_EXERCISE INSTRUCTIONS_
Leave out the pictures, and write out exactly the lines from the beginning of the material to the line holding "const yTicks = [0, 0.2, 0.4, 0.6, 0.8, 1.0, 1.2, 1.4];", that line included, and nothing else.
━━━━━━━━━━━━━━━━━━━━━━━━━━━━━━
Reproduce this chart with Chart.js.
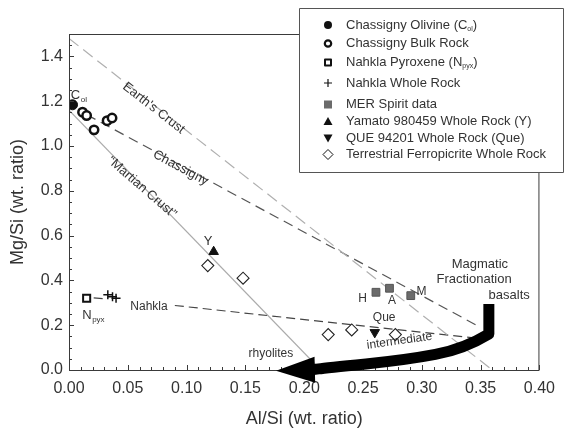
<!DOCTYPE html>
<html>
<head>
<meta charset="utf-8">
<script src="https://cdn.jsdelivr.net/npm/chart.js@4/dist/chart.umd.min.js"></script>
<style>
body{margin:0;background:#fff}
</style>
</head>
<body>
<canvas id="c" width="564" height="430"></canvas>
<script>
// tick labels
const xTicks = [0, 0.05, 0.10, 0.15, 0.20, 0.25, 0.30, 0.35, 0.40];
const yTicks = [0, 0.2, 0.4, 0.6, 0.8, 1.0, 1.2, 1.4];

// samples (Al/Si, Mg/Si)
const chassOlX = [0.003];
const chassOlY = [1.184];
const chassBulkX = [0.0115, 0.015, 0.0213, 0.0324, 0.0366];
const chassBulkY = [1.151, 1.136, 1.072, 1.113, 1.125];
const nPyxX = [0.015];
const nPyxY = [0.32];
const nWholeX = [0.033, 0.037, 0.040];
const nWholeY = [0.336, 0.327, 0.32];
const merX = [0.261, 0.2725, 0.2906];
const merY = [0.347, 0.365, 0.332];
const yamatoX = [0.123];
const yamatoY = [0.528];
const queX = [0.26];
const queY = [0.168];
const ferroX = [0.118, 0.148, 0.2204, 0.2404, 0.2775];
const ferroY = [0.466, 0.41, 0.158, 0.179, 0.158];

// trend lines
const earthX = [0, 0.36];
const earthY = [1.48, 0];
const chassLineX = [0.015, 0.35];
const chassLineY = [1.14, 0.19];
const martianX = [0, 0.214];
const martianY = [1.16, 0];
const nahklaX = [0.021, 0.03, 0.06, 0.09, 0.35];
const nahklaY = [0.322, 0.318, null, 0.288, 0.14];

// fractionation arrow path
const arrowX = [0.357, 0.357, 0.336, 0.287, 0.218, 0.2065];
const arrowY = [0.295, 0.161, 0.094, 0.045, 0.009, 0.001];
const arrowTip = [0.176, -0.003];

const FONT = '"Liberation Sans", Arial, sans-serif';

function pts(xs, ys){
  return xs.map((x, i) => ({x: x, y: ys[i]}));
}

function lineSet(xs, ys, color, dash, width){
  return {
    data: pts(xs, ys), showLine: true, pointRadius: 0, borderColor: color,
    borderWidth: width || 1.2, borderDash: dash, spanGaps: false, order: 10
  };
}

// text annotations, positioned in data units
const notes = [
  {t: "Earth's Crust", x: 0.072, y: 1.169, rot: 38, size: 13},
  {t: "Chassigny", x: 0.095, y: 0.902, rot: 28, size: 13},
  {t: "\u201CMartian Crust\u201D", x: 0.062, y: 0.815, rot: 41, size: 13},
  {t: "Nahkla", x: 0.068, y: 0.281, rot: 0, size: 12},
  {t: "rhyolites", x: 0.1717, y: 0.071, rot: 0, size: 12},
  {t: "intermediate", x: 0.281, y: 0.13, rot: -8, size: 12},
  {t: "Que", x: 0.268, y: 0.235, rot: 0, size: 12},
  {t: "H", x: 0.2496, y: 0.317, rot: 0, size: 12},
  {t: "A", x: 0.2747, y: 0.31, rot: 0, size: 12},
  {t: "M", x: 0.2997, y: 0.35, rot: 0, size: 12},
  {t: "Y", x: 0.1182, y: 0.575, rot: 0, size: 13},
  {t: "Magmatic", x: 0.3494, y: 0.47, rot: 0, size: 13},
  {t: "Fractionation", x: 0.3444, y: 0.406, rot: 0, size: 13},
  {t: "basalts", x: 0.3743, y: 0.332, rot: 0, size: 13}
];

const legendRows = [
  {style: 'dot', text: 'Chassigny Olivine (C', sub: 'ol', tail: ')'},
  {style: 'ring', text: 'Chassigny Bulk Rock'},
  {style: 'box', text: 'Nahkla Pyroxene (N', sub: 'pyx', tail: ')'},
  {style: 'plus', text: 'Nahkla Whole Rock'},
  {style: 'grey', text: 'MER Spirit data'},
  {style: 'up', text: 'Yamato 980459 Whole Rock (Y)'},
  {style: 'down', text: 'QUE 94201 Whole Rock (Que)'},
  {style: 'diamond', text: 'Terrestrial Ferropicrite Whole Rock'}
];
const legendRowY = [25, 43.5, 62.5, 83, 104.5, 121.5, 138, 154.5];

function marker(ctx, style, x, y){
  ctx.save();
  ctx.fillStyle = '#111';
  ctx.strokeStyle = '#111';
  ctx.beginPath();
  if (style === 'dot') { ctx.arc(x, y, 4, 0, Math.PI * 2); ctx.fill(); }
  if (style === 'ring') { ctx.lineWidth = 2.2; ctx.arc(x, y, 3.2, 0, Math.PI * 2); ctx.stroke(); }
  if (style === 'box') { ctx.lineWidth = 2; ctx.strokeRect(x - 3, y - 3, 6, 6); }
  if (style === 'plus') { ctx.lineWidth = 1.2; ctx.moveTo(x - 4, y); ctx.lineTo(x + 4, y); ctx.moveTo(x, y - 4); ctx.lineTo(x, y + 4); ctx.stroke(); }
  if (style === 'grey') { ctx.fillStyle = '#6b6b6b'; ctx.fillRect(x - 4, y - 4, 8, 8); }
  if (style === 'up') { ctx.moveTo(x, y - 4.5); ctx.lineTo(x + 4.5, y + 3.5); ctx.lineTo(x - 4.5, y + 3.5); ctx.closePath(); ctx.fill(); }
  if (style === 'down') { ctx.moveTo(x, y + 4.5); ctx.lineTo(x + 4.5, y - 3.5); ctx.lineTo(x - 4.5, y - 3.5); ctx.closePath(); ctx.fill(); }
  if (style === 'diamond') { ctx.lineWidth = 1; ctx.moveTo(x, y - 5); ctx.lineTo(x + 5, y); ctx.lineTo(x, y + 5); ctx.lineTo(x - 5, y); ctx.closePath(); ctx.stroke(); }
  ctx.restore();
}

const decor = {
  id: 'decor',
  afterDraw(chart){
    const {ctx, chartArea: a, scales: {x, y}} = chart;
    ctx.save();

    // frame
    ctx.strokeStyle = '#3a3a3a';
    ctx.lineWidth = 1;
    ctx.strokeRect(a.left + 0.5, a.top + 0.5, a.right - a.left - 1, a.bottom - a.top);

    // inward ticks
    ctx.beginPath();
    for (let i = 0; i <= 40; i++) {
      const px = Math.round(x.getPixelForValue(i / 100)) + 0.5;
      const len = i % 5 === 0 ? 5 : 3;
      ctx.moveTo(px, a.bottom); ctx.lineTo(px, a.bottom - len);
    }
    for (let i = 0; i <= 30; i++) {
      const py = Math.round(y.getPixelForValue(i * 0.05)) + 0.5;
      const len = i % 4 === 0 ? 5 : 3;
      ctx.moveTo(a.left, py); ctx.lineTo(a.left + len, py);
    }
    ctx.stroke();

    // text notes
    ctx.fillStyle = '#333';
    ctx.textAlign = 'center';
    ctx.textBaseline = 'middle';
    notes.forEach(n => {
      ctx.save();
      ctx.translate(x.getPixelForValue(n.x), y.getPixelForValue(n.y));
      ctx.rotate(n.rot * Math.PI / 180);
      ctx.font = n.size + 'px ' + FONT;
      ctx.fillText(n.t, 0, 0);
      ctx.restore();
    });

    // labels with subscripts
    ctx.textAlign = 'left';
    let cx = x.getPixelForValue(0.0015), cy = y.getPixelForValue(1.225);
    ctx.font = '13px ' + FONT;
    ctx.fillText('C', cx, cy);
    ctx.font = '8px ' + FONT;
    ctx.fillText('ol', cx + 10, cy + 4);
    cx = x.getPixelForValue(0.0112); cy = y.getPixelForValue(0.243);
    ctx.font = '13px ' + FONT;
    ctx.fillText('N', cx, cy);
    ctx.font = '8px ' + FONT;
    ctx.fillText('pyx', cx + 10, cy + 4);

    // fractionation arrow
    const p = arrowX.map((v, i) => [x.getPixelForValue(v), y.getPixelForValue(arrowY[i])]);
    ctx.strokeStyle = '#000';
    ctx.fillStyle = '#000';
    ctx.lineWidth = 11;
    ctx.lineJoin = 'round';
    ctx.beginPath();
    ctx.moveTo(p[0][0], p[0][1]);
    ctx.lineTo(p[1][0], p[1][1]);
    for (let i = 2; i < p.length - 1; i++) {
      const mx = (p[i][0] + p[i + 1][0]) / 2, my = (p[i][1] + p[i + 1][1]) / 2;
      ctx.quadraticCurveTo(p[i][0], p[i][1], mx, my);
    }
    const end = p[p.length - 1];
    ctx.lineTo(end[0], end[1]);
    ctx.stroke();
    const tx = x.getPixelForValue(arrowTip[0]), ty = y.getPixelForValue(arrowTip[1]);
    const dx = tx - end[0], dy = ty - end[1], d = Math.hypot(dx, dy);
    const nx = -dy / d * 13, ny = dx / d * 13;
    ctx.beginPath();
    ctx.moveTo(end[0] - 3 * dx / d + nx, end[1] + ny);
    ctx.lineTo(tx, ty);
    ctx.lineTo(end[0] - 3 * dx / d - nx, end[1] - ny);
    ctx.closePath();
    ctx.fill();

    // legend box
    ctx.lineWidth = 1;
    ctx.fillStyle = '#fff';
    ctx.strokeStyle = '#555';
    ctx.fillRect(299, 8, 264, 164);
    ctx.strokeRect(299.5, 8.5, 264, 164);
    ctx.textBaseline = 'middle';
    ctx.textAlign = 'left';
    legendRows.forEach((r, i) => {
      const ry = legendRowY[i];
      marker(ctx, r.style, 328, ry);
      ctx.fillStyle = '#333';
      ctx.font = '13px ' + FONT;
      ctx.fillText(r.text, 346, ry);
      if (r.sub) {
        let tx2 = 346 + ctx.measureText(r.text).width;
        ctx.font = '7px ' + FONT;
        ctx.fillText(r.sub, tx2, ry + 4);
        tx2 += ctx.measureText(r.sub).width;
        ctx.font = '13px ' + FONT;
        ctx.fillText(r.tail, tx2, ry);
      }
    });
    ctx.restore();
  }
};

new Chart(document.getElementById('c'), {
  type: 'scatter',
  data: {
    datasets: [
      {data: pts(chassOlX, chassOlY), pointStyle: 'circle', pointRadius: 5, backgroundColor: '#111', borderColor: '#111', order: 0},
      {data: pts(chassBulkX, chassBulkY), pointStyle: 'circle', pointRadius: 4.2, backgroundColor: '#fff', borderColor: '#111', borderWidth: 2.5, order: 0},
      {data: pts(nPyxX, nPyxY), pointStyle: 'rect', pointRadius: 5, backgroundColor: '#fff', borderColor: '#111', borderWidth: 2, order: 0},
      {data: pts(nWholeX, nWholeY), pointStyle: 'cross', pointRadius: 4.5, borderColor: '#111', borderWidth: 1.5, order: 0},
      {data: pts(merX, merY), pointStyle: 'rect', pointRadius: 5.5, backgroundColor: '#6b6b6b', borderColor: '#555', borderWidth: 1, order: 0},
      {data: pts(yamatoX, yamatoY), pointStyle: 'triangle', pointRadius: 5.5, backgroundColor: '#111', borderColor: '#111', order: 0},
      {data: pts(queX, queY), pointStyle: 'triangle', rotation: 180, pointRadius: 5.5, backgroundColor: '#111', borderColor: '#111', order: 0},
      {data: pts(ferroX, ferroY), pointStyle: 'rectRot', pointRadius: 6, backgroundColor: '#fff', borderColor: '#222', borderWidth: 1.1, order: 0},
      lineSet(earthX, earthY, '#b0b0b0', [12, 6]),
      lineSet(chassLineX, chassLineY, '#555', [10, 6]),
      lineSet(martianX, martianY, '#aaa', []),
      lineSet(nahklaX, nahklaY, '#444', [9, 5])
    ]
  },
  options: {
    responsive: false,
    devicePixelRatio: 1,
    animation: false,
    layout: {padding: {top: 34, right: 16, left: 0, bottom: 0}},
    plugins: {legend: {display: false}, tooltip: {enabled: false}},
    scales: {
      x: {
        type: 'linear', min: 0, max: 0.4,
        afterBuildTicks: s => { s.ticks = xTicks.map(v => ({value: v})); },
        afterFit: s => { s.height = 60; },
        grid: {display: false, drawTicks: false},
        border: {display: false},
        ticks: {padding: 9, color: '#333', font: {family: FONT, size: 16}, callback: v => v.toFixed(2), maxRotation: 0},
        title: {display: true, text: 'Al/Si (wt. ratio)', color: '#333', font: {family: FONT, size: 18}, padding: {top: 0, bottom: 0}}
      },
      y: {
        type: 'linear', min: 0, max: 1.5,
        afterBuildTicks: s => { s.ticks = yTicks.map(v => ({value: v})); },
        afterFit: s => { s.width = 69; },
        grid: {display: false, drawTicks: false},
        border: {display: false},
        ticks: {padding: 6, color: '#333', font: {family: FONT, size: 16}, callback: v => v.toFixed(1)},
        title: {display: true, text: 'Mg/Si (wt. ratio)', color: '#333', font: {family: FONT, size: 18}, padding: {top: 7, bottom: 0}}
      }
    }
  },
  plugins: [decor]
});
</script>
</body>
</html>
━━━━━━━━━━━━━━━━━━━━━━━━━━━━━━
_FULL OUTPUT_
Reproduce this chart with Chart.js.
<!DOCTYPE html>
<html>
<head>
<meta charset="utf-8">
<script src="https://cdn.jsdelivr.net/npm/chart.js@4/dist/chart.umd.min.js"></script>
<style>
body{margin:0;background:#fff}
</style>
</head>
<body>
<canvas id="c" width="564" height="430"></canvas>
<script>
// tick labels
const xTicks = [0, 0.05, 0.10, 0.15, 0.20, 0.25, 0.30, 0.35, 0.40];
const yTicks = [0, 0.2, 0.4, 0.6, 0.8, 1.0, 1.2, 1.4];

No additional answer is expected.